The Spec-Sheet Trap: Why Benchmarks Are Failing the Modern Consumer
Table of Contents
The Era of Diminishing Returns
For decades, the tech industry has relied on a predictable rhythm of comparison. We pit the latest Snapdragon chip against Apple’s A-series, or the NVIDIA RTX 4090 against its predecessors, using a set of standardized tests to crown a winner. These ‘popular comparisons’ have become the bedrock of consumer decision-making, but they are increasingly decoupling from the actual user experience.
We have entered a period of hardware saturation. When the delta between a mid-range processor and a flagship chip is no longer felt during a standard scroll through social media or a 4K video stream, the raw numbers in a benchmark table start to look like vanity metrics. The gap is no longer about whether a device can perform a task, but how efficiently it does so while managing heat and battery life.
Synthetic vs. Subjective Performance
The problem lies in the rise of synthetic benchmarks. Tools like Geekbench or AnTuTu provide a clean, numerical value that is easy for reviewers to chart. However, these tests often exercise hardware in ways that no human ever actually does. A CPU might score incredibly high in a multi-threaded render test, yet stutter during a simple app switch because of poor RAM management or aggressive thermal throttling.
Industry insiders are seeing a shift toward ‘perceived performance.’ This is why a device with technically inferior specs can sometimes feel faster than a powerhouse. It comes down to software optimization—how the operating system prioritizes tasks and how the UI handles animations. When we rely solely on popular comparisons, we ignore the invisible layer of software tuning that actually defines the day-to-day interaction.
The Efficiency Pivot
The conversation is shifting from raw power to performance-per-watt. In the laptop market, this is most evident in the transition to ARM-based architecture. The early days of the M-series chips from Apple proved that a lower clock speed could result in a faster-feeling machine if the architecture minimized the distance data had to travel between the memory and the processor.
This shift is forcing a change in how we compare gadgets. Instead of asking “Which chip has the highest peak score?”, the more relevant question is “Which device maintains 90% of its peak performance for an hour without overheating?” This is a nuance that standard comparison tables almost always miss.
The Influence of the Review Cycle
The pressure to produce definitive “Winner” and “Loser” narratives has pushed many tech outlets toward a formulaic approach. By focusing on the most popular comparisons, reviewers can create easy-to-digest content that performs well in search engines, but often fails to provide the context a buyer actually needs. The result is a consumer base that pays a 30% premium for a ‘flagship’ device that offers a 2% increase in real-world speed.
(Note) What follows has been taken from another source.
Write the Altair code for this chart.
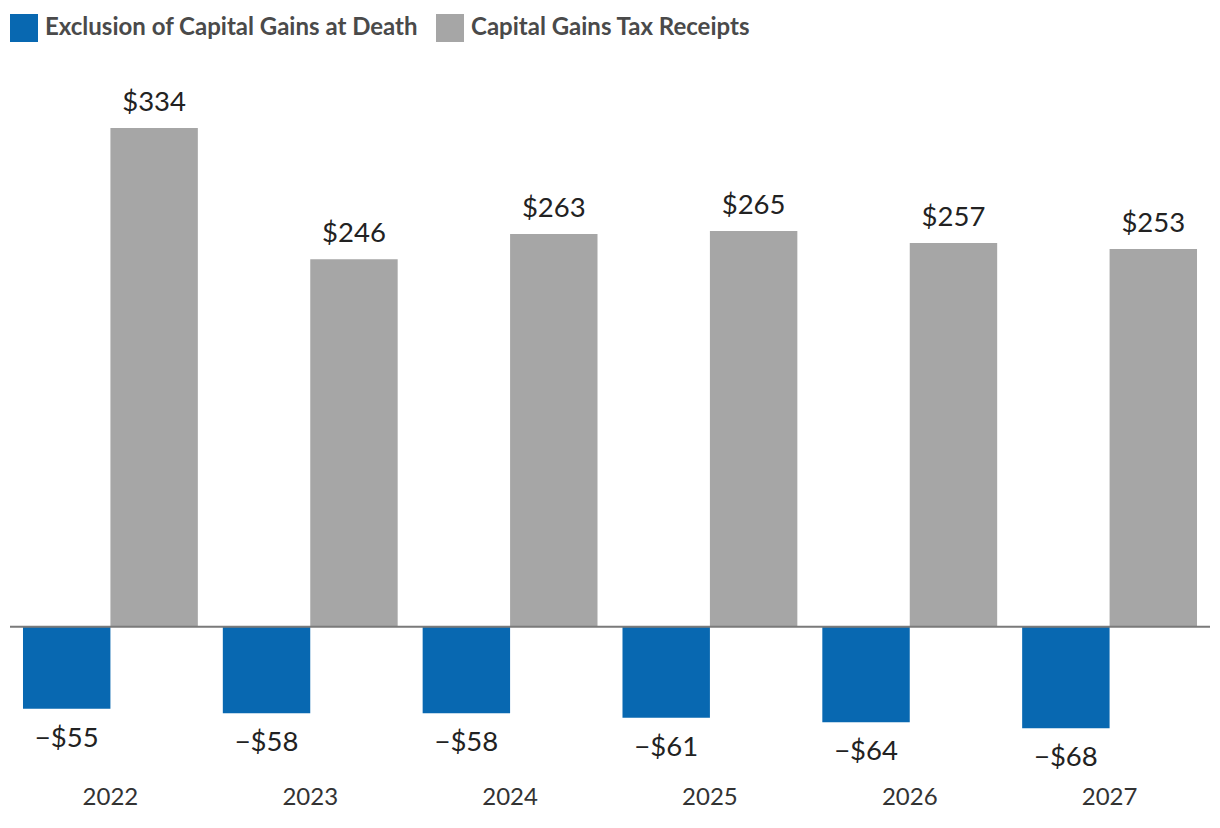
import altair as alt
import pandas as pd

years = ["2022", "2023", "2024", "2025", "2026", "2027"]
exclusion = [-55, -58, -58, -61, -64, -68]
receipts = [334, 246, 263, 265, 257, 253]
series_names = ["Exclusion of Capital Gains at Death", "Capital Gains Tax Receipts"]
series_colors = ["#0868b1", "#a6a6a6"]

rows = []
for i, y in enumerate(years):
    rows.append({"year": y, "series": series_names[0], "value": exclusion[i]})
    rows.append({"year": y, "series": series_names[1], "value": receipts[i]})
df = pd.DataFrame(rows)

FONT = "Lato"

x = alt.X("year:N", title=None, sort=years,
          scale=alt.Scale(paddingInner=0.125, paddingOuter=0.065),
          axis=alt.Axis(orient="bottom", domain=False, ticks=False, labelAngle=0,
                        labelFont=FONT, labelFontSize=24, labelColor="#333333",
                        labelPadding=15))
xo = alt.XOffset("series:N", sort=series_names, scale=alt.Scale(paddingInner=0, paddingOuter=0))
yscale = alt.Scale(domain=[-96, 379.5], nice=False, zero=True)

base = alt.Chart(df)

bars = base.mark_bar().encode(
    x=x, xOffset=xo,
    y=alt.Y("value:Q", scale=yscale, axis=None),
    color=alt.Color("series:N", sort=series_names,
                    scale=alt.Scale(domain=series_names, range=series_colors),
                    legend=alt.Legend(title=None, orient="none", direction="horizontal",
                                      legendX=0, legendY=-46, padding=0,
                                      symbolType="square",
                                      symbolSize=784, symbolStrokeWidth=0,
                                      labelFont=FONT, labelFontSize=24, labelLimit=0,
                                      labelFontWeight="bold", labelColor="#4a4a4a",
                                      labelOffset=7, columnPadding=18)),
)

lab = base.transform_calculate(
    label="(datum.value < 0 ? '\u2212$' : '$') + abs(datum.value)",
)

pos_labels = lab.transform_filter("datum.value >= 0").mark_text(
    font=FONT, fontSize=27.5, color="#222222", baseline="middle", dy=-25).encode(
    x=x, xOffset=xo,
    y=alt.Y("value:Q", scale=yscale, axis=None),
    text="label:N",
)
neg_labels = lab.transform_filter("datum.value < 0").mark_text(
    font=FONT, fontSize=27.5, color="#222222", baseline="middle", dy=30).encode(
    x=x, xOffset=xo,
    y=alt.Y("value:Q", scale=yscale, axis=None),
    text="label:N",
)

zero = alt.Chart(pd.DataFrame({"z": [0]})).mark_rule(color="#7a7a7a", strokeWidth=2).encode(
    y=alt.Y("z:Q", scale=yscale, axis=None),
)

chart = alt.layer(bars, zero, pos_labels, neg_labels).properties(
    width=1200, height=710,
    autosize=alt.AutoSizeParams(type="none"),
    padding={"left": 2, "top": 52, "right": 0, "bottom": 48},
).configure_view(stroke=None)

chart.save("out.html", embed_options={"renderer": "svg", "actions": False})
The real value in today’s market is no longer found in the peak of the graph, but in the stability of the line. As we move toward an era of AI-integrated hardware, where NPU (Neural Processing Unit) performance is the new battleground, the old ways of comparing raw GHz and core counts will likely become obsolete. The next generation of comparisons will need to measure latency and intelligence, not just brute force.